◆ **Set problem**:
Only the lines from the one containing "Write the Chart.js code for this chart." through the one containing "alla circolazione stradale</div>" are to be copied, exactly and with both ends kept.

◆ **Records for processing**:
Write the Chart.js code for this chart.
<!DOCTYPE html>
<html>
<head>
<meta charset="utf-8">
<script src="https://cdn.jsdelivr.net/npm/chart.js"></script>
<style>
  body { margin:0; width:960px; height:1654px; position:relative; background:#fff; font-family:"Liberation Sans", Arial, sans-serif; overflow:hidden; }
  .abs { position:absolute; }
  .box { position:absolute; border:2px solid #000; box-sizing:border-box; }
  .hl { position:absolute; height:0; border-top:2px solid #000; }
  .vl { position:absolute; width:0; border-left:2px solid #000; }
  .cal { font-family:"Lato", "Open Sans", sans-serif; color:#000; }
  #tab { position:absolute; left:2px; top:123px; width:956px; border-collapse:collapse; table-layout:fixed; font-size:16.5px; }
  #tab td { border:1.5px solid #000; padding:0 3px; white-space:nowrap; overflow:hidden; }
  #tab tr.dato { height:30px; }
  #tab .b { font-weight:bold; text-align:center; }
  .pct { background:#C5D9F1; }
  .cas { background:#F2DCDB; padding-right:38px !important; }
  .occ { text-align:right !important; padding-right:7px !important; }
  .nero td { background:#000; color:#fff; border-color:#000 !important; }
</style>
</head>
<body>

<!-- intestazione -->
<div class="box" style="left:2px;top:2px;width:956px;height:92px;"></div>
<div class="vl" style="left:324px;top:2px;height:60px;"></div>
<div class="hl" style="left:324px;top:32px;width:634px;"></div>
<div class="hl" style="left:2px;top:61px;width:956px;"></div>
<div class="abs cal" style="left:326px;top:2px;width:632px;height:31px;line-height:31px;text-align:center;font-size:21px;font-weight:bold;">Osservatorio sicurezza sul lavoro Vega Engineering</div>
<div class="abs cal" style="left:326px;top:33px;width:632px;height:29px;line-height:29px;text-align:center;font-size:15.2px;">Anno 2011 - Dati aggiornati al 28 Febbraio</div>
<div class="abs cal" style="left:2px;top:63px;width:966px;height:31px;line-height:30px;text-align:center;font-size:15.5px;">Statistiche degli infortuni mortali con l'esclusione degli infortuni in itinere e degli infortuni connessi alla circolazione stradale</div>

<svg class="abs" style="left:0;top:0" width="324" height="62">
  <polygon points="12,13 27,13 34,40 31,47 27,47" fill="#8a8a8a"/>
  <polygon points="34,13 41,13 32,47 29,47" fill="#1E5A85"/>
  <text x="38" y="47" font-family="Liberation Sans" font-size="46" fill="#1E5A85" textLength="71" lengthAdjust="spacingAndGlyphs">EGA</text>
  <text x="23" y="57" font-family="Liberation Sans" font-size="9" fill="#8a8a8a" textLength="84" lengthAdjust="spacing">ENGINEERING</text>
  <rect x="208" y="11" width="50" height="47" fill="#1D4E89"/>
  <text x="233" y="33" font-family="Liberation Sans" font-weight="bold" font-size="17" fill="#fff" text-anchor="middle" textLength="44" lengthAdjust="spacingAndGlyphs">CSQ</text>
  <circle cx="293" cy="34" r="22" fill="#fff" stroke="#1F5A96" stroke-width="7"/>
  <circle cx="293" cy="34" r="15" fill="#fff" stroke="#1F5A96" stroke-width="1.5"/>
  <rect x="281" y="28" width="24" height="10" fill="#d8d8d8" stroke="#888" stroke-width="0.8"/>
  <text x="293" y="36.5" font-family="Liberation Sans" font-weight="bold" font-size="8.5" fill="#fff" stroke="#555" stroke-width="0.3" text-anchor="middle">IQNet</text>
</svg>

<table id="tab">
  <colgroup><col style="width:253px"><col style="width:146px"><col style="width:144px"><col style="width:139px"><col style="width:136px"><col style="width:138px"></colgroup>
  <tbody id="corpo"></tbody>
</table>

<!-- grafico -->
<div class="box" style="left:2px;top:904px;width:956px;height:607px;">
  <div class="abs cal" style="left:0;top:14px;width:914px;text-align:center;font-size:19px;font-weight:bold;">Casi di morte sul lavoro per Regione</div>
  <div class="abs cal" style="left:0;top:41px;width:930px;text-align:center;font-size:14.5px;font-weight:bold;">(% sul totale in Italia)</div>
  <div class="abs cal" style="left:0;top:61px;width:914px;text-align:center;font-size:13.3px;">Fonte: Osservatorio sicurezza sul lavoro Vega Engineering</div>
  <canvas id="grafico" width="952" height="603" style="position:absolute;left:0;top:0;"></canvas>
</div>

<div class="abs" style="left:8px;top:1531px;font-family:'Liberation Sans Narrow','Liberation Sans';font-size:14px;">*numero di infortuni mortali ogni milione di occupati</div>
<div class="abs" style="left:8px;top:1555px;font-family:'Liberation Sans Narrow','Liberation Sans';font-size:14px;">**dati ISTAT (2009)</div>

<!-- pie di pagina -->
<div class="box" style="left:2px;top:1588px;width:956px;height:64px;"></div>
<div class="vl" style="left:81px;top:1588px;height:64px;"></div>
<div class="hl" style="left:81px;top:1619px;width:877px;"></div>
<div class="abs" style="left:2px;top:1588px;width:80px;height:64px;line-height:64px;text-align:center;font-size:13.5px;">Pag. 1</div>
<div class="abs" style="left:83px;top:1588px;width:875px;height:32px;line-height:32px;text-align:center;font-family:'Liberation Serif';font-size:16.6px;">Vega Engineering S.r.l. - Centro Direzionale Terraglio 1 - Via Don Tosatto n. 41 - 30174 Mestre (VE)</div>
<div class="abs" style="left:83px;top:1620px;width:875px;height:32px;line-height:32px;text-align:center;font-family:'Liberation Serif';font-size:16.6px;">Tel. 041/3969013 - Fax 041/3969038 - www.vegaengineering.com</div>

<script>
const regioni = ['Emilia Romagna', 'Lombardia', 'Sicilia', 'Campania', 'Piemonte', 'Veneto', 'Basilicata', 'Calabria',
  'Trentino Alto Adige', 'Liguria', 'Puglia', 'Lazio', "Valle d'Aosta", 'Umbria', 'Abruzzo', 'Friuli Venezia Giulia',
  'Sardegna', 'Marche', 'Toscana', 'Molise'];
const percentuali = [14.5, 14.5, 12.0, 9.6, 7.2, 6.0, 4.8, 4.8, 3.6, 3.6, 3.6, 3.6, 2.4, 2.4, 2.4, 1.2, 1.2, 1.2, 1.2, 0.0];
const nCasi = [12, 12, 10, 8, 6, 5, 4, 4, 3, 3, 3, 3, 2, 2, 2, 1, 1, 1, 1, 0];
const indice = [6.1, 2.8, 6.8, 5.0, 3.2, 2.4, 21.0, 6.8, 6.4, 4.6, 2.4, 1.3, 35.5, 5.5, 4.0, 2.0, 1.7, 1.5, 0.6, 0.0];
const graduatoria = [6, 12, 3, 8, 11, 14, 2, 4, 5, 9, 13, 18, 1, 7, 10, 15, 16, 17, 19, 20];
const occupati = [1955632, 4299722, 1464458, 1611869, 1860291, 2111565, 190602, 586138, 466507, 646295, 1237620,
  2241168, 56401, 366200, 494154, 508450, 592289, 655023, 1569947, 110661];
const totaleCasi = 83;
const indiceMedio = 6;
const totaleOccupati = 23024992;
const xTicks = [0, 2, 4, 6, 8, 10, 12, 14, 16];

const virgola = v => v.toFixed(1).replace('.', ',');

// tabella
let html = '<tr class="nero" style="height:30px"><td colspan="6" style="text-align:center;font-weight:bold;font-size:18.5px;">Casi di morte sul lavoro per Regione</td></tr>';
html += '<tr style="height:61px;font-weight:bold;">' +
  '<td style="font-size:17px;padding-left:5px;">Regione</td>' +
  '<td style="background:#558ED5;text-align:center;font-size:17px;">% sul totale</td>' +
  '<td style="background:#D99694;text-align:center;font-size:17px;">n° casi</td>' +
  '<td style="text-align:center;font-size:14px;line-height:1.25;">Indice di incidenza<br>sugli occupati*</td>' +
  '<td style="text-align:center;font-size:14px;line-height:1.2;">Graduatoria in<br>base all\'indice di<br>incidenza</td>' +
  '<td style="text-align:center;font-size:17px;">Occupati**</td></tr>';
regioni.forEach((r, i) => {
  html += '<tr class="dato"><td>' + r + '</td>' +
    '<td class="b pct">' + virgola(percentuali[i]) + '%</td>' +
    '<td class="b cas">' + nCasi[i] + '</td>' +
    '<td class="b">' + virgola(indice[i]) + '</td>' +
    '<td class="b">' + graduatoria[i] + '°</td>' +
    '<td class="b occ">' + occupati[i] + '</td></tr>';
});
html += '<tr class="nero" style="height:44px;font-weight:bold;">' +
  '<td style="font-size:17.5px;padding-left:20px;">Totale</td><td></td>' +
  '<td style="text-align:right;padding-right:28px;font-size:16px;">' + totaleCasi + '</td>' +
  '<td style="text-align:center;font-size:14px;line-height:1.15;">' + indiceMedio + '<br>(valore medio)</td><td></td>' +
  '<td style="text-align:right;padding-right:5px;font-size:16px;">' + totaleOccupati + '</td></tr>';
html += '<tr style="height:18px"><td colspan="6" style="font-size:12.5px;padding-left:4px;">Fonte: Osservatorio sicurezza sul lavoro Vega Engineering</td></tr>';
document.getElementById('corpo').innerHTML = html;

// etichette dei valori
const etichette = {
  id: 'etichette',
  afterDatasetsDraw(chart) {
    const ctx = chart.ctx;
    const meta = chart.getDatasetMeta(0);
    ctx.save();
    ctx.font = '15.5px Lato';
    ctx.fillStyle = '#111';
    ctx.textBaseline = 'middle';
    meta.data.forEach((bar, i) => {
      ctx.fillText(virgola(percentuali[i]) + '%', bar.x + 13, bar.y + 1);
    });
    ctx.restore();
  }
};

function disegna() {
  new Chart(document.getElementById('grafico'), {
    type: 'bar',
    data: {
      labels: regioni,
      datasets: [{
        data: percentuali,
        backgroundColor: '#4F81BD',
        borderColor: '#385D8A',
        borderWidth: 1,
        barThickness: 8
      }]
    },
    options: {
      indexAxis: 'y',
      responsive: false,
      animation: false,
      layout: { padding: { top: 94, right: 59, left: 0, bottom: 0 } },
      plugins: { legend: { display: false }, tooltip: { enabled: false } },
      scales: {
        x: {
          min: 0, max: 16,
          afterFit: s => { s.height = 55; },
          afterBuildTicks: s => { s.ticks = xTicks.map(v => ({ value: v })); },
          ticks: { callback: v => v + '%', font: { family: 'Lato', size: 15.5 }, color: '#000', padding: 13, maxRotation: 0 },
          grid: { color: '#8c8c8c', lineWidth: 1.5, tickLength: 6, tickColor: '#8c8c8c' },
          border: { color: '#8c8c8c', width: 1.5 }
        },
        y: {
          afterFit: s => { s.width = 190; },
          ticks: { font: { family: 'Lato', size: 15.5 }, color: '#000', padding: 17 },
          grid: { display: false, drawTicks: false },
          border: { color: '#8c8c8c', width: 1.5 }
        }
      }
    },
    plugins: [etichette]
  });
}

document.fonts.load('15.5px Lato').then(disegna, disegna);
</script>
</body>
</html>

---

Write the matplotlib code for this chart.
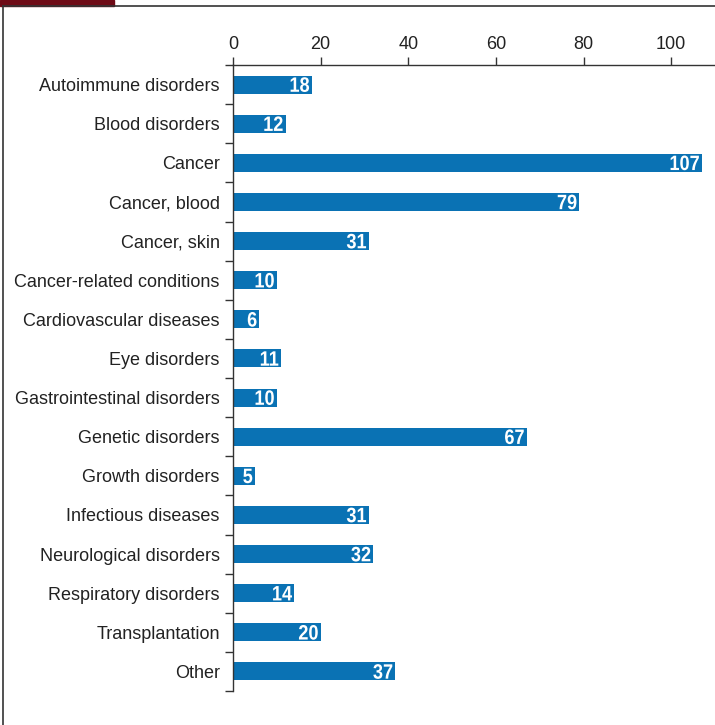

◆ **Output below**:
Write the Chart.js code for this chart.
<!DOCTYPE html>
<html>
<head>
<meta charset="utf-8">
<script src="https://cdn.jsdelivr.net/npm/chart.js"></script>
<style>
  body { margin:0; width:960px; height:1654px; position:relative; background:#fff; font-family:"Liberation Sans", Arial, sans-serif; overflow:hidden; }
  .abs { position:absolute; }
  .box { position:absolute; border:2px solid #000; box-sizing:border-box; }
  .hl { position:absolute; height:0; border-top:2px solid #000; }
  .vl { position:absolute; width:0; border-left:2px solid #000; }
  .cal { font-family:"Lato", "Open Sans", sans-serif; color:#000; }
  #tab { position:absolute; left:2px; top:123px; width:956px; border-collapse:collapse; table-layout:fixed; font-size:16.5px; }
  #tab td { border:1.5px solid #000; padding:0 3px; white-space:nowrap; overflow:hidden; }
  #tab tr.dato { height:30px; }
  #tab .b { font-weight:bold; text-align:center; }
  .pct { background:#C5D9F1; }
  .cas { background:#F2DCDB; padding-right:38px !important; }
  .occ { text-align:right !important; padding-right:7px !important; }
  .nero td { background:#000; color:#fff; border-color:#000 !important; }
</style>
</head>
<body>

<!-- intestazione -->
<div class="box" style="left:2px;top:2px;width:956px;height:92px;"></div>
<div class="vl" style="left:324px;top:2px;height:60px;"></div>
<div class="hl" style="left:324px;top:32px;width:634px;"></div>
<div class="hl" style="left:2px;top:61px;width:956px;"></div>
<div class="abs cal" style="left:326px;top:2px;width:632px;height:31px;line-height:31px;text-align:center;font-size:21px;font-weight:bold;">Osservatorio sicurezza sul lavoro Vega Engineering</div>
<div class="abs cal" style="left:326px;top:33px;width:632px;height:29px;line-height:29px;text-align:center;font-size:15.2px;">Anno 2011 - Dati aggiornati al 28 Febbraio</div>
<div class="abs cal" style="left:2px;top:63px;width:966px;height:31px;line-height:30px;text-align:center;font-size:15.5px;">Statistiche degli infortuni mortali con l'esclusione degli infortuni in itinere e degli infortuni connessi alla circolazione stradale</div>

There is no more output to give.